Kabul, herkesin her istediği, istediği biçimde gerçekleşmedi. Ancak içinde bulunulan süreç, yürütülmeye çalışılan demokratik platformun genişliği, bazı özverileri beraberinde getiriyor.
Demokrasi böyle işler, unutmuştuk, hatırlayalım…
Bugün konuştuğum tüm İYİ Partililerin de CHP’lilerin de yüzleri gülüyordu.
Bundan sonrasını izlemek daha da keyifli olacak bence…
***
BİZ ŞİMDİ NE YAPACAĞIZ?
Siyasetin hızına yetişmeye çalışırken deprem konusunu unuttuğumuz sanılmasın.
Yaşanan felaketin hemen ardından, ilçe belediyelerden başlayan, ‘altında dükkan olan binaların denetlenmesini’ amaçlayan ve sonrasında Bursa Büyükşehir Belediyesinin kapsamlı çalışmasına kadar uzanan bir ‘hızlı bina taraması’ protokolü imza altına alındı. Bu sayede de şehrimizin bina envanterinin çıkarılması amaçlandı.
Buraya kadar her şey ilk adımlar için uygun ve yerinde, hatta sevindirici gelişmeler yaşananlar. İşin bundan sonraki kısmında vatandaşın kafası biraz karışıyor.
Bana da sıkça sorulan, ‘Biz şimdi ne yapacağız?’ sorusunun yanıtını Yapı Denetim Kuruluşları Birliği Bursa Şube Başkanı Esra İnhanlı verdi;
“Öncelikle hızlı taramanın detaylı bir performans analizi olmadığını bilmemiz lazım. İnşaat mühendisi ve mimar gençlerden oluşan eğitimli bir ekip, 2004 yılından önce inşa edilmiş binalardan başlayarak, sahada yapacakları gözlemlerin bir yazılımda statik derecelendirmesini yaparak, yapı sahiplerine binaları hakkındaki risk durumunu bildirecekler.
İşin ücretsiz kısmı buraya kadar!
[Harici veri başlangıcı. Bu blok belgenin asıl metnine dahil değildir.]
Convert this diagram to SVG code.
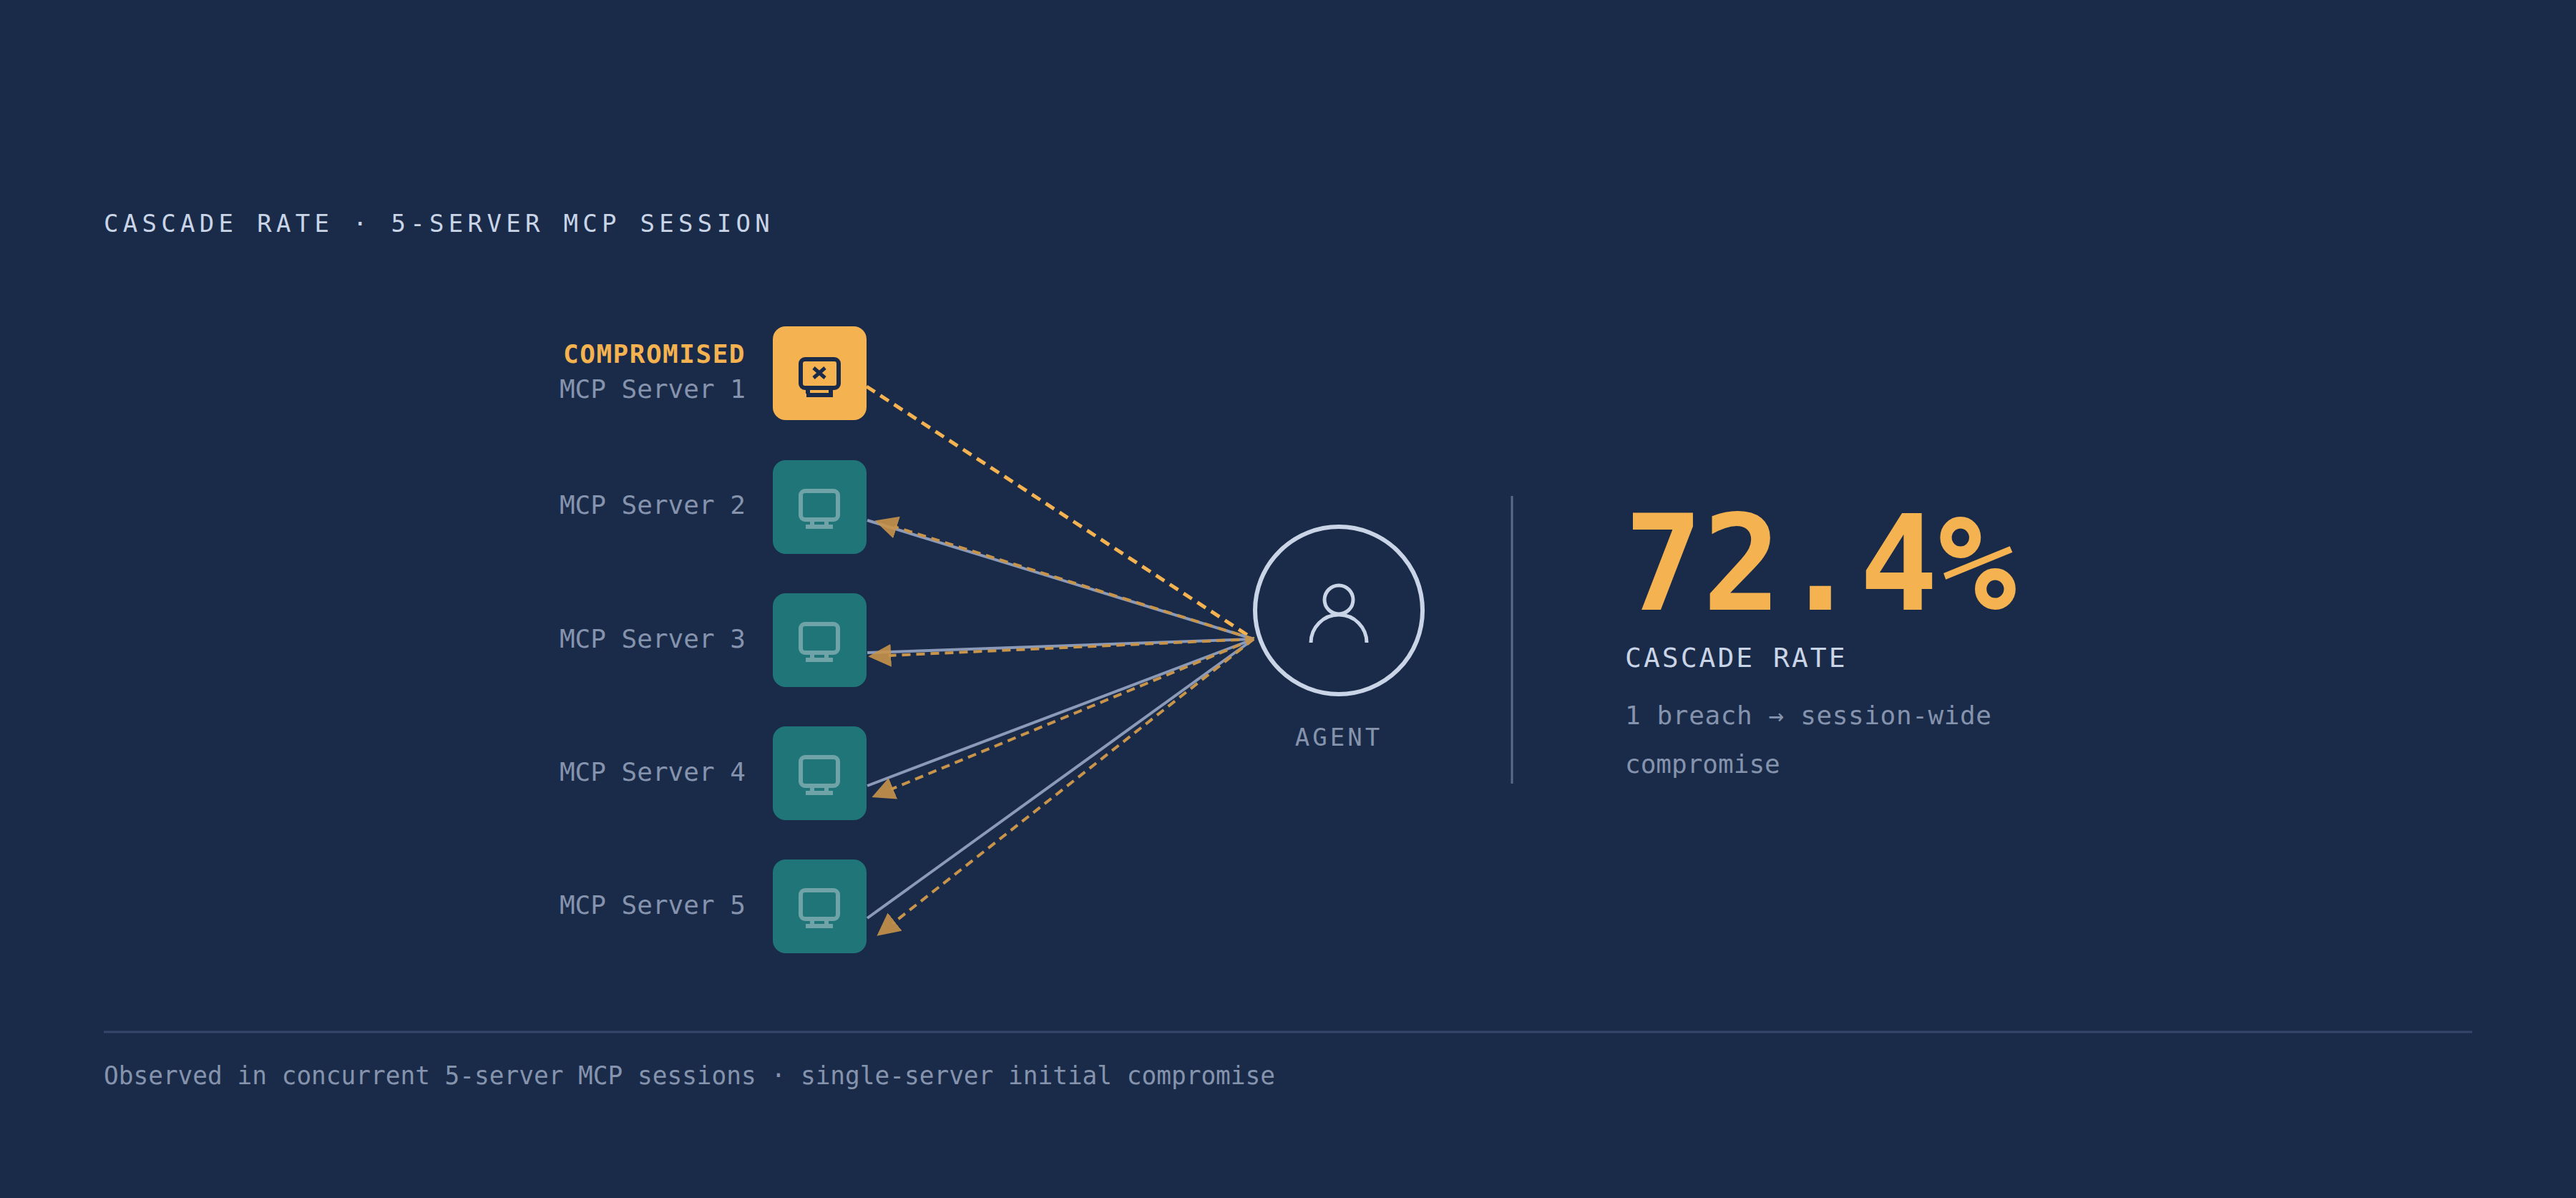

Bu kısmın ekonomik bedelini belediyeler karşılıyor.
Bundan sonraki süreçte, ‘detaylı performans analizi yapılması gerekir’ denilen yapılar için yetkili inşaat mühendisleri tarafından çalışmalar başlatılacak.
Yapılacak çalışmanın kesinlikle 2018 yılında hazırlanan Türkiye Bina Deprem Yönetmeliğinde belirtildiği şekliyle yapılması gerekir.
Aksi takdirde hatalı sonuçlar oluşması mümkündür.
Binada güçlendirme önerildiği takdirde güçlendirme projesi ve ruhsatı alınarak yapıların güçlendirme uygulamalarının yapılması başlayacaktır.
Güçlendirme işlemi için ruhsat alımı gerektiğinden, tüm kat maliklerinin onayı gerekmektedir!” diyor İnhanlı.
İşin kentsel dönüşüm kısmı ise biraz daha karmaşık. Çünkü bu kez işin içinde belediyelerin kentsel dönüşüm planlarının yanı sıra, müteahhitlerle yapılacak anlaşmalar da giriyor. Anlayacağınız bu bölüm daha binaya özgü olduğundan mutlak suretle belediyelerden bilgi alarak ilerlemeniz gerekecek.